24 April 2008: Amazon is building a revolutionary cloud computing platform with their Electric Compute Cloud (EC2) service. The recently announced elastic IP feature dramatically expands the possibilities of EC2 as a true hosting environment.

For standard website requirements, the current implementation appears suitable, but for projects that require high-availability, there is at least one significant limitation.

We envision a load-balanced cluster wholly within EC2. The front-end of this setup would be managed by two small EC2 instances that would effectively serve as load-balancers or routers. Requests would arrive at the primary router and would be subsequently directed to the least loaded instance within the cluster. Since a single router serves as a single point of failure, at least one additional router is required for a truly highly available system. A monitor could regularly ping the primary router and if there are any problems, the secondary router should reassign the IP address to itself and take over as the primary router.

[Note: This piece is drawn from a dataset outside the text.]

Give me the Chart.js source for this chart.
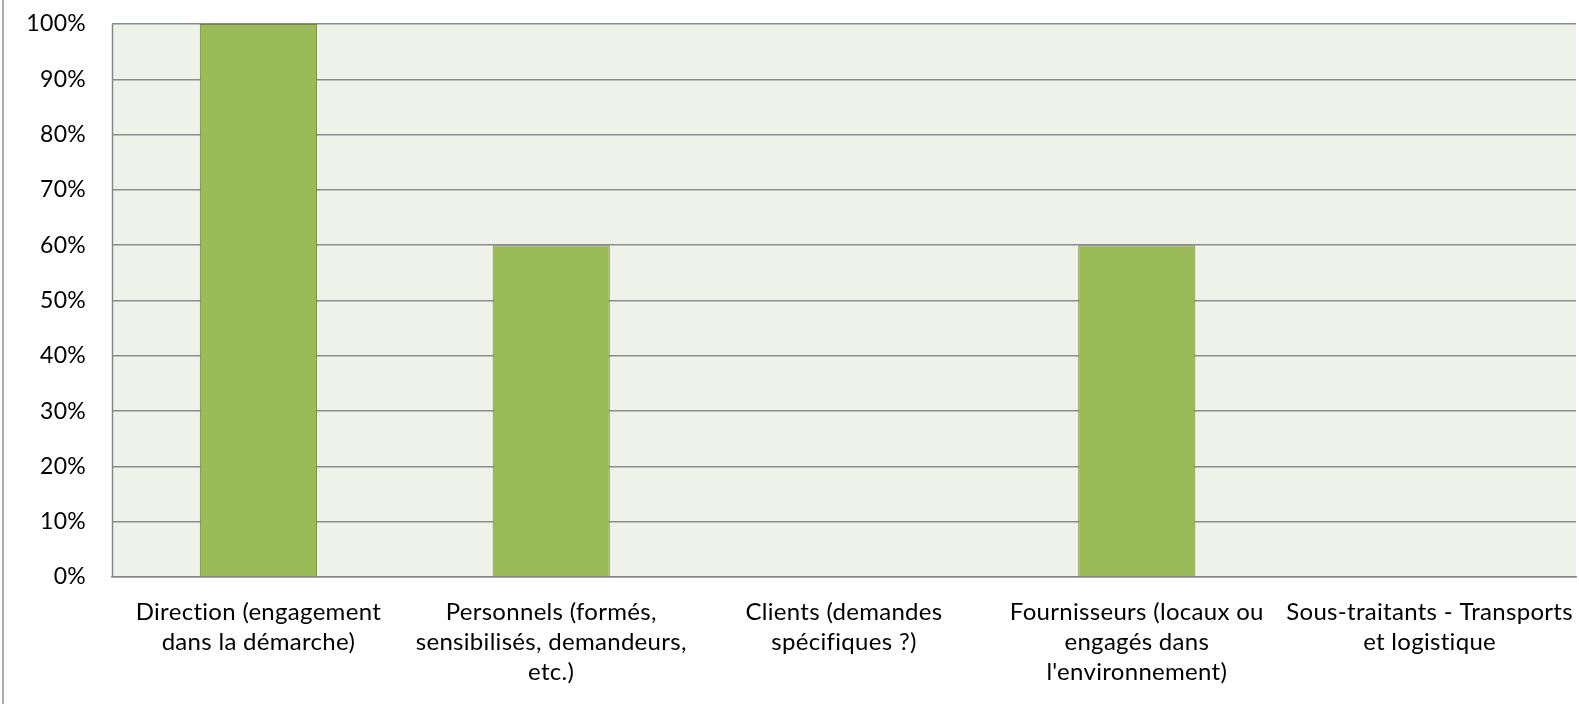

In conjunction with Amazon's Availability Zones, Such a system would not have any single-points-of-failure. To test the feasibility of this layout, we spawned two small EC2 instances and monitored the time it took for a second instance to takeover the IP address of the first. In three tests, it took on average 3 and a half minutes and never less than 3 minutes for this to occur.

We run a similar cluster in a traditional hosting environment and IP takeovers take approximately 2 seconds.

Of course the upshot of this is, that in case of failure of the primary router, there would be a theoretical downtime of up to 3.5 minutes while the secondary router is waiting for the IP to propagate. We presume that the large number of routers within Amazon's network makes quicker IP propagation a nontrivial task.

One solution would be to move the routers outside of EC2. The increased ping and latency times make this solution suboptimal.

Ideally, Amazon would offer a dedicated Load Balancing solution designed specifically for such purposes. Unless some other solution is offered, "highly available" clusters wholly within Amazon's EC2 service will not be truly highly available.